We see eczema flare up at this time of year due to the cooler temperatures. Read below to find out how you can help care for your child’s dry skin.
Eczema is an inherited form of very dry skin. It is often seen in those who also have allergies or asthma. It can be present in infants, children, and adults. Usually, by teenager years, eczema is much improved or resolves. It is not an allergy but can be made worse by exposure to allergies. Unfortunately, eczema is a chronic condition, but there are many things that can help improve symptoms. We encourage you, your child, and your provider to work together and make a plan to keep your child’s eczema well controlled.
Those with eczema present with very dry skin, mostly noted on the flexural surfaces (in the elbow and knee creases). Sometimes the patches of dry skin are circular and other times there are more widespread patches of dryness. The dry skin is often very itchy, and this may affect ability to sleep well. When skin is itched we can occasionally see bacterial skin infection occur.
Through a detailed history of symptoms and evaluation of skin, your provider can determine if eczema is present.
The mainstay of treatment is keeping skin well hydrated and preventing exacerbations. There are a few helpful tips below from our local Specially For Children Dermatology office.

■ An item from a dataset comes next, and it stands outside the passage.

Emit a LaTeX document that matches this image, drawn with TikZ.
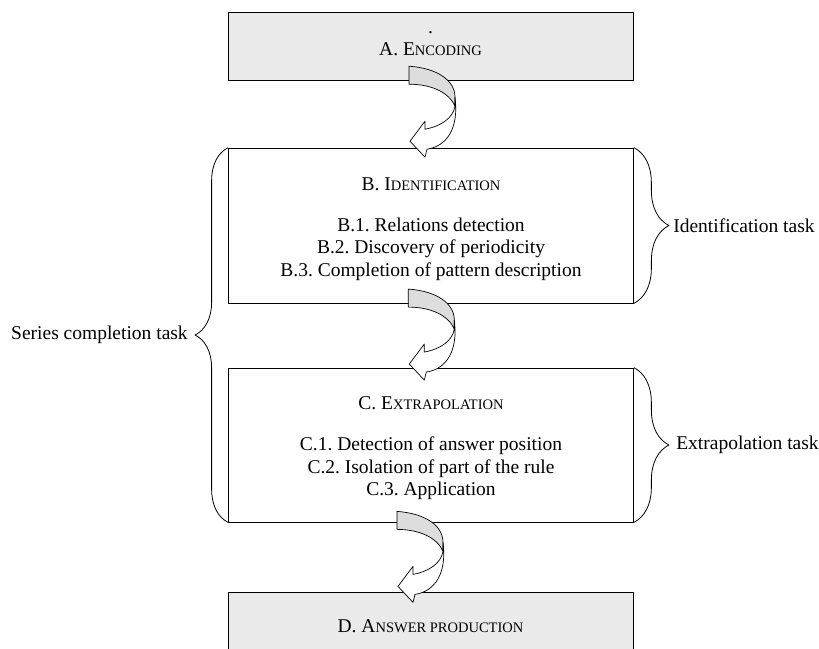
\documentclass[tikz,border=0pt]{standalone}
\usepackage{fontspec}
\setmainfont{Liberation Serif}
\usetikzlibrary{positioning, calc, decorations.pathreplacing}
\definecolor{shade}{RGB}{234, 234, 234}
\definecolor{backband}{RGB}{221, 221, 221}
\newcommand{\sck}[1]{{\fontsize{14.5}{22.5}\selectfont\MakeUppercase{#1}}}
\frenchspacing

\begin{document}
\begin{tikzpicture}[x=1pt, y=1pt, font=\fontsize{19.5}{22.5}\selectfont,
    stage/.style={rectangle, draw, line width=1pt, fill=shade, minimum width=405pt,
                  minimum height=68pt, align=center, inner sep=0pt},
    phase/.style={rectangle, draw, line width=0.75pt, minimum width=405pt,
                  align=center, inner sep=0pt},
    taskbrace/.style={decorate, decoration={brace, amplitude=#1}, line width=0.8pt},
    tasklabel/.style={inner sep=0pt},
    bentarrow/.pic={
        \draw[line width=0.7pt, fill=backband, line join=round]
            (0,0) .. controls (28,-2) and (46,-14) .. (46,-31) -- (46,-40)
            .. controls (40,-26) and (22,-18) .. (0,-18) -- cycle;
        \draw[line width=0.7pt, fill=white, line join=round]
            (46,-31) .. controls (50,-62) and (38,-80) .. (18,-83) -- (16,-91) -- (1,-75)
            -- (16,-55) -- (16,-63) .. controls (32,-60) and (44,-52) .. (46,-40) -- cycle;
    }]
    \clip (0,0) rectangle (819,-648);

    \node[stage] (encoding) at (430.5,-46) {.\\A. E\sck{ncoding}\\[-17.5pt]\mbox{}};
    \node[phase, minimum height=155pt] (ident) at (431,-225.5)
        {\rule{0pt}{20pt}B. I\sck{dentification}\\[18.5pt]B.1. Relations detection\\B.2. Discovery of periodicity\\B.3. Completion of pattern description};
    \node[phase, minimum height=154pt] (extra) at (431,-445)
        {\rule{0pt}{19.5pt}C. E\sck{xtrapolation}\\[18.5pt]C.1. Detection of answer position\\C.2. Isolation of part of the rule\\C.3. Application};
    \node[stage] (answer) at (430.5,-626) {D. A\sck{nswer production}};

    \draw[taskbrace=33pt] (extra.south west) -- node[tasklabel, left=40pt] (series) {Series completion task} (ident.north west);
    \draw[taskbrace=35pt] (ident.north east) -- node[tasklabel, right=39pt] (identtask) {Identification task} (ident.south east);
    \draw[taskbrace=35pt] (extra.north east) -- node[tasklabel, right=42pt] (extratask) {Extrapolation task} (extra.south east);

    \pic at ($(encoding.south)+(-21.5,14.3)$) {bentarrow};
    \pic at ($(ident.south)+(-22.7,14.3)$) {bentarrow};
    \pic at ($(extra.south)+(-34,11)$) {bentarrow};
\end{tikzpicture}
\end{document}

It is also important to avoid allergens and other environmental factors that make your child’s eczema worse. These could include pollens, dust, mold, smoke, animal dander, dry cold air, excessive heat, skin care products that contain alcohol, and certain fabrics (such as wool).
When these steps are not enough, talk with your provider who may recommend medications for itching and/or a steroid cream to help with eczema flare-ups.
If your child’s eczema is not improving, or is worsening, talk with your provider about your concerns.